Beyond the Box: No. 17 Wisconsin 77, Nebraska 46


Feb. 26, 2013

Sam Dekker stole the show in No. 17 Wisconsin’s 77-46 dismantling of Nebraska on Tuesday, matching his career high and leading the Badgers with 19 points. The freshman came off the bench to spark an offensive outburst that put things out of reach early for the Huskers. Dekker checked in with the game tied at 8-8 midway through the first half and exited 7 1/2 minutes later with the Badgers in command and leading by 16 points. He finished the night 5-for-6 from the floor, including a 4-for-5 performance from 3-point range, and hit 5 of 6 attempts at the free throw line. In 22 minutes of action, he also contributed four assists, two rebounds, a block and a steal.

Ben Brust’s spot on the highlight reel is usually reserved for examples of his 3-point shooting prowess. Brust’s well-documented range didn’t factor in to his best play of Tuesday’s win, though. Instead of gunning from deep, Brust rocked the rim from point-blank range. After picking away a steal from Nebraska’s Dylan Talley early in the second half, Brust took things into his own hands and threw down a one-handed slam that brought a little heat into the Kohl Center on a cold February night.

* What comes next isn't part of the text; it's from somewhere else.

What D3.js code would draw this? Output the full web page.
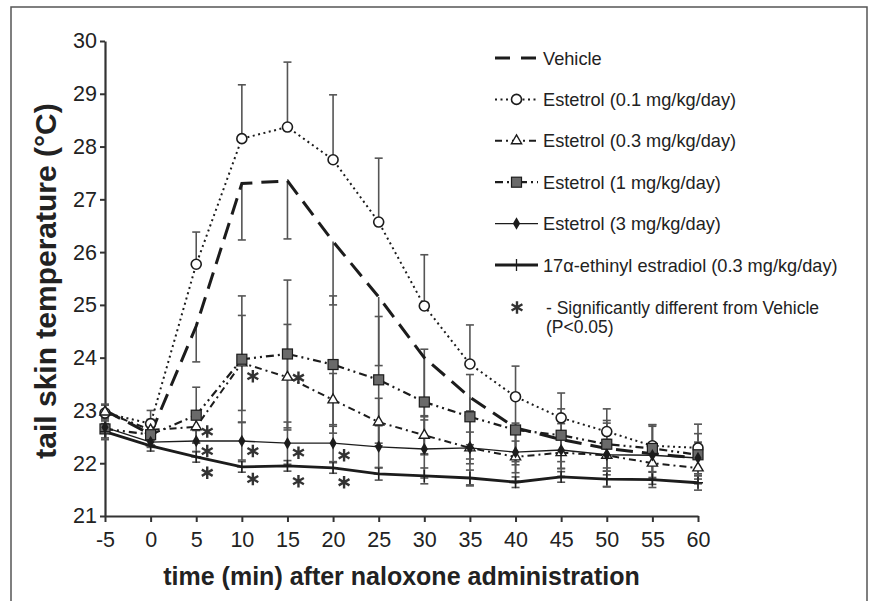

The Badgers jumped out to a 6-0 lead when Traevon Jackson and Ben Brust cashed back-to-back 3-pointers to open the game, but UW went on to miss four of its next five shots and watch the Huskers take a 10-8 lead. That’s when Brust answered by burying another trey, and the Badgers never looked back. UW hit five straight from distance over a span of 6:23, as George Marshall, Dekker, Mike Bruesewitz and then Dekker again followed Brust’s lead. That gave UW a 15-point lead with just over 7 minutes remaining in the first half. The trifectas jump-started a 24-2 run that had the Badgers leading by 21 at the break.

Where to start… much like the scoreboard, the stat sheet was all Badgers in this one. UW’s work on both ends of the floor was evident in the efficiency margin between the two teams, which stood at +0.51. In other words, the Badgers averaged a half-point more per possession than the Huskers. UW was ultra-efficient in averaging 1.22 points per possession while, defensively, allowing the Huskers an extremely low 0.71 points per trip.